Problem: Without rate limiting, the operator can: - Overwhelm the Kubernetes API server with excessive requests - Flood BIND9 servers with RNDC commands during cascading failures - Exhaust pod CPU/memory during reconciliation storms - Cause cluster-wide performance degradation
Solution: Implement multi-layer rate limiting at: 1. Reconciliation Loop Level - Limit reconciliation frequency per resource 2. Kubernetes API Client Level - Set QPS/burst limits for API calls 3. RNDC Client Level - Implement circuit breakers for BIND9 communication 4. Pod Resource Level - CPU/memory throttling via resource limits
1. Reconciliation Loop Rate Limiting¶
Current Behavior¶
The operator currently uses kube-rs default reconciliation behavior:
- Reconcile immediately on resource changes (watch events)
- Requeue on errors with exponential backoff (1s, 2s, 4s, 8s, ...)

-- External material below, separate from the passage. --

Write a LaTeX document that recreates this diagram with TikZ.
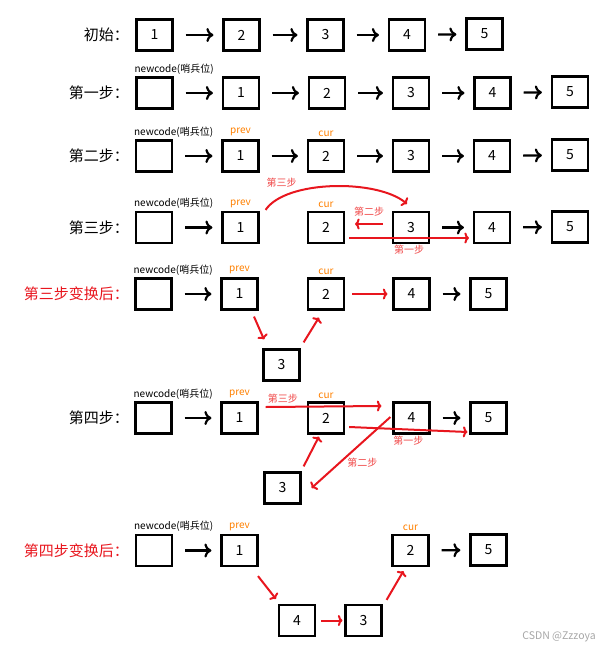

- No global rate limit across all resources
Problem: - 1,000 DNS zones × reconcile every 5 minutes = 3.3 reconciliations/second - If all zones fail simultaneously → 1,000 immediate retries → API server overload
Proposed Solution¶
use governor::{Quota, RateLimiter};
use nonzero_ext::nonzero;
use std::num::NonZeroU32;
// Global rate limiter for all reconciliations
// Allow 10 reconciliations per second with bursts up to 50
lazy_static! {
static ref RECONCILE_RATE_LIMITER: RateLimiter<
governor::state::direct::NotKeyed,
governor::state::InMemoryState,
governor::clock::DefaultClock
> = RateLimiter::direct(Quota::per_second(nonzero!(10u32)));
}
pub async fn reconcile(zone: Arc<DNSZone>, ctx: Arc<Context>) -> Result<Action, ReconcileError> {
// Wait for rate limiter before proceeding
RECONCILE_RATE_LIMITER.until_ready().await;
// ... existing reconciliation logic ...
}
Benefits: - Prevents reconciliation storms (max 10/sec globally) - Bursts allowed for normal operations (up to 50) - Protects Kubernetes API and BIND9 servers - Automatic backpressure (reconciliations queue up)
Configuration:
Add to ConfigMap (bindy-config):
data:
# Reconciliation rate limiting
reconcile-rate-limit-per-second: "10"
reconcile-rate-limit-burst: "50"
2. Kubernetes API Client Rate Limiting¶
Current Behavior¶
kube-rs uses default Kubernetes client-go rate limits:
- QPS (Queries Per Second): 5
- Burst: 10
Problem: - Too low for 1,000+ DNS zones (need ~3.3 QPS just for normal reconciliation) - Can cause artificial delays and reconciliation lag - Client-side rate limiting should match server capacity
Proposed Solution¶
use kube::Client;
use kube::config::{Config, KubeConfigOptions};
pub async fn create_kubernetes_client() -> Result<Client> {
let mut config = Config::infer().await?;
// Set API client rate limits
// QPS: 50 (allow 50 API calls per second)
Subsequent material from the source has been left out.